Satyamev Jayate: STRAIGHT UP HARD AND TWISTED

Aamir Khan's talk show 'Satyamev Jayate' returned for another season with a bang. The first episode focused on the epidemic of violence against women that has gripped the nation since the horrific Delhi gang rape incident of December 16, 2012.


I give hats off to Aamir to start off the second season with gender issues. But somehow I feel like all men Aamir also fell to the stereotype of considering gender issue as a women’s issue. I don’t see this as women’s issue, which some good men help out with. I argue that these are men’s issue.

Gender violence is often represented as a women’s issue and that gives men an excuse to stay away from the same .Gender has always been synonym with women, as race is for Africans and sexual orientation for homosexuality. This is the way system and media acts in creating a distorted perception. We address the issue of rape and domestic violence from a single perspective, the victim’s perspective and the show also primarily did the same. It is a legitimate thing to do, but this approach has not taken us anywhere in terms of preventing the horrifying incidents.

Why don’t we address the issue of gender violence from the men’s perspective?

We boys have always been taught to be a man. Tough, courageous, leading, fearless, superior and emotionless, that is what men are supposed to be. We are conditioned to be boring from the day we are born. We are conditioned not to cry and not to be compassionate. There are of course absolutely wonderful things about being a man, but at the same time there is stuff that is STRAIGHT UP HARD AND TWISTED.

My cousin brother, probably 12 years old,was crying the other day and his dad’s comes in and ask him the same question that I had faced 20 years before, “Why are you crying? Stop crying like a girl and be a man!!”  

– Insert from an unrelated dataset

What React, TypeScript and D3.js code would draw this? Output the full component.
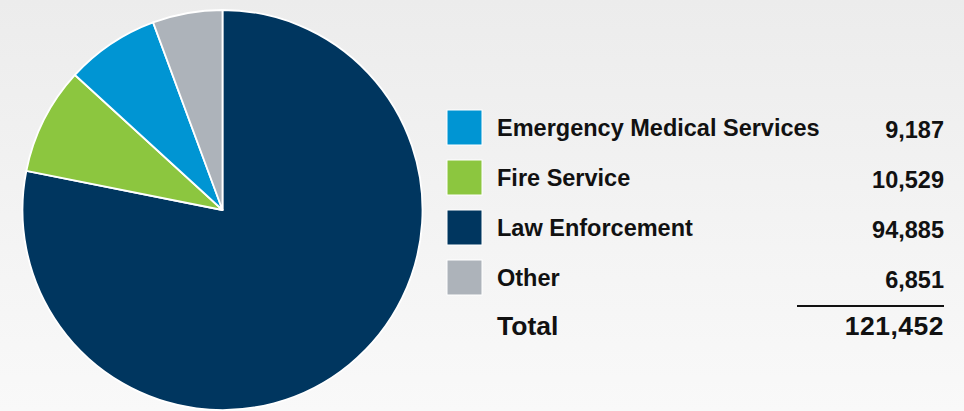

My god! What is wrong with us?

My cousin brother is a football enthusiast; he calls himself a player though. I asked him today as I was watching Satyameve Jayathe; on what he would he feel if in front of all the players, coach tells him, that he plays like a girl? I was expecting him to say something like he would be sad or frustrated, but instead he said, “I WOULD BE DESTROYED.”

If it would destroy him to be called a girl, what are we teaching him about girls.

I believe we need to have a drastic change in our attitude towards women; not raping them is not everything. We need to give a serious thought on how we raise our boys, and teach them to be men. It’s time to teach them that it’s good for a man; to have feeling and emotions; to have empathy, and not to be dominating, to have women who are good friends and nothing more.

Let’s liberate boys from the stereotype of a man, for my liberation as a man is tied to the liberation of my sister as a woman.